▶ **DATA PROVIDED**:
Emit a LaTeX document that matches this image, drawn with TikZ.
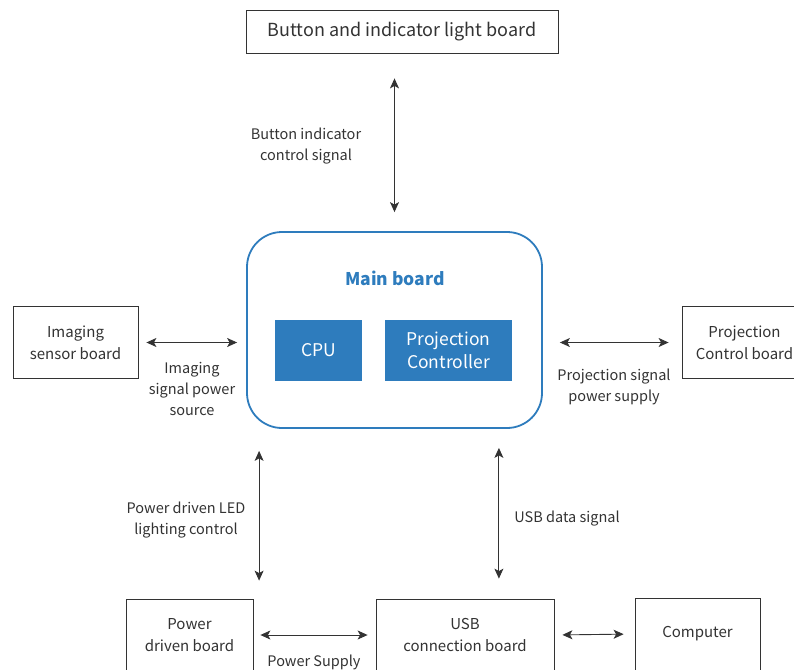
\documentclass[tikz,border=0pt]{standalone}
\usepackage{fontspec}
\setmainfont{Noto Sans CJK SC}
\usepackage{xcolor}
\usetikzlibrary{arrows.meta}
\definecolor{mainblue}{HTML}{2E7CBD}

\begin{document}
\begin{tikzpicture}[x=1pt, y=-1pt,
  board/.style={draw=black!80, fill=white, line width=0.8pt, rectangle, align=center, text=black!80, font=\fontsize{15}{22}\selectfont},
  chip/.style={fill=mainblue, text=white, rectangle, align=center, font=\fontsize{17.5}{23}\selectfont},
  lbl/.style={align=center, inner sep=0pt, font=\fontsize{14.5}{21}\selectfont, text=black!80},
  link/.style={{Stealth[length=10pt, width=9pt, inset=2.5pt]}-{Stealth[length=10pt, width=9pt, inset=2.5pt]}, line width=0.9pt, draw=black!80}]
  \clip (0,0) rectangle (794,669);
  \useasboundingbox (0,0) rectangle (794,669);
  % boards
  \node[board, minimum width=312, minimum height=43, font=\fontsize{18}{22}\selectfont] (btn) at (402,31.5) {Button and indicator light board};
  \node[draw=mainblue, line width=1.8pt, rounded corners=35, minimum width=295, minimum height=196] (main) at (394.5,330) {};
  \node[text=mainblue, font=\bfseries\fontsize{17.5}{22}\selectfont] (mainlbl) at (395,278) {Main board};
  \node[chip, minimum width=87, minimum height=61] (cpu) at (318.5,350.5) {CPU};
  \node[chip, minimum width=127, minimum height=61] (pctrl) at (448.5,350.5) {Projection\\Controller};
  \node[board, minimum width=125, minimum height=72] (img) at (75.5,342.5) {Imaging\\sensor board};
  \node[board, minimum width=125, minimum height=72] (pboard) at (744.5,342.5) {Projection\\Control board};
  \node[board, minimum width=127, minimum height=72] (pwr) at (189.5,635) {Power\\driven board};
  \node[board, minimum width=178, minimum height=72] (usb) at (465,635) {USB\\connection board};
  \node[board, minimum width=125, minimum height=72] (pc) at (697.5,634) {Computer};
  % links
  \draw[link, shorten <=25pt, shorten >=19pt] (btn.south -| main.north) -- (main.north);
  \draw[link, shorten <=8pt, shorten >=9pt] (img.east) -- (img.east -| main.west);
  \draw[link, shorten <=17pt, shorten >=13pt] (main.east |- pboard.west) -- (pboard.west);
  \draw[link, shorten <=22pt, shorten >=18pt] ([xshift=13pt]main.south west) -- ([xshift=13pt]main.south west |- pwr.north);
  \draw[link, shorten <=19pt, shorten >=20pt] ([xshift=-44pt]main.south east) -- ([xshift=-44pt]main.south east |- usb.north);
  \draw[link, shorten <=7pt, shorten >=8pt] (pwr.east) -- (usb.west);
  \draw[link, shorten <=8pt, shorten >=11pt] (usb.east) -- (pc.west);
  % labels
  \node[lbl] (l1) at (306,146) {Button indicator\\control signal};
  \node[lbl] (l2) at (192,389) {Imaging\\signal power\\source};
  \node[lbl] (l3) at (614,387) {Projection signal\\power supply};
  \node[lbl] (l4) at (186,520) {Power driven LED\\lighting control};
  \node[lbl] (l5) at (567,519) {USB data signal};
  \node[lbl] (l6) at (314,662) {Power Supply};
\end{tikzpicture}
\end{document}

▶ **EXERCISE INSTRUCTIONS**: Replicate the material above verbatim; images stay out of the copy.

▶ **CORRECT RESULT**:
Emit a LaTeX document that matches this image, drawn with TikZ.
\documentclass[tikz,border=0pt]{standalone}
\usepackage{fontspec}
\setmainfont{Noto Sans CJK SC}
\usepackage{xcolor}
\usetikzlibrary{arrows.meta}
\definecolor{mainblue}{HTML}{2E7CBD}

\begin{document}
\begin{tikzpicture}[x=1pt, y=-1pt,
  board/.style={draw=black!80, fill=white, line width=0.8pt, rectangle, align=center, text=black!80, font=\fontsize{15}{22}\selectfont},
  chip/.style={fill=mainblue, text=white, rectangle, align=center, font=\fontsize{17.5}{23}\selectfont},
  lbl/.style={align=center, inner sep=0pt, font=\fontsize{14.5}{21}\selectfont, text=black!80},
  link/.style={{Stealth[length=10pt, width=9pt, inset=2.5pt]}-{Stealth[length=10pt, width=9pt, inset=2.5pt]}, line width=0.9pt, draw=black!80}]
  \clip (0,0) rectangle (794,669);
  \useasboundingbox (0,0) rectangle (794,669);
  % boards
  \node[board, minimum width=312, minimum height=43, font=\fontsize{18}{22}\selectfont] (btn) at (402,31.5) {Button and indicator light board};
  \node[draw=mainblue, line width=1.8pt, rounded corners=35, minimum width=295, minimum height=196] (main) at (394.5,330) {};
  \node[text=mainblue, font=\bfseries\fontsize{17.5}{22}\selectfont] (mainlbl) at (395,278) {Main board};
  \node[chip, minimum width=87, minimum height=61] (cpu) at (318.5,350.5) {CPU};
  \node[chip, minimum width=127, minimum height=61] (pctrl) at (448.5,350.5) {Projection\\Controller};
  \node[board, minimum width=125, minimum height=72] (img) at (75.5,342.5) {Imaging\\sensor board};
  \node[board, minimum width=125, minimum height=72] (pboard) at (744.5,342.5) {Projection\\Control board};
  \node[board, minimum width=127, minimum height=72] (pwr) at (189.5,635) {Power\\driven board};
  \node[board, minimum width=178, minimum height=72] (usb) at (465,635) {USB\\connection board};
  \node[board, minimum width=125, minimum height=72] (pc) at (697.5,634) {Computer};
  % links
  \draw[link, shorten <=25pt, shorten >=19pt] (btn.south -| main.north) -- (main.north);
  \draw[link, shorten <=8pt, shorten >=9pt] (img.east) -- (img.east -| main.west);
  \draw[link, shorten <=17pt, shorten >=13pt] (main.east |- pboard.west) -- (pboard.west);
  \draw[link, shorten <=22pt, shorten >=18pt] ([xshift=13pt]main.south west) -- ([xshift=13pt]main.south west |- pwr.north);
  \draw[link, shorten <=19pt, shorten >=20pt] ([xshift=-44pt]main.south east) -- ([xshift=-44pt]main.south east |- usb.north);
  \draw[link, shorten <=7pt, shorten >=8pt] (pwr.east) -- (usb.west);
  \draw[link, shorten <=8pt, shorten >=11pt] (usb.east) -- (pc.west);
  % labels
  \node[lbl] (l1) at (306,146) {Button indicator\\control signal};
  \node[lbl] (l2) at (192,389) {Imaging\\signal power\\source};
  \node[lbl] (l3) at (614,387) {Projection signal\\power supply};
  \node[lbl] (l4) at (186,520) {Power driven LED\\lighting control};
  \node[lbl] (l5) at (567,519) {USB data signal};
  \node[lbl] (l6) at (314,662) {Power Supply};
\end{tikzpicture}
\end{document}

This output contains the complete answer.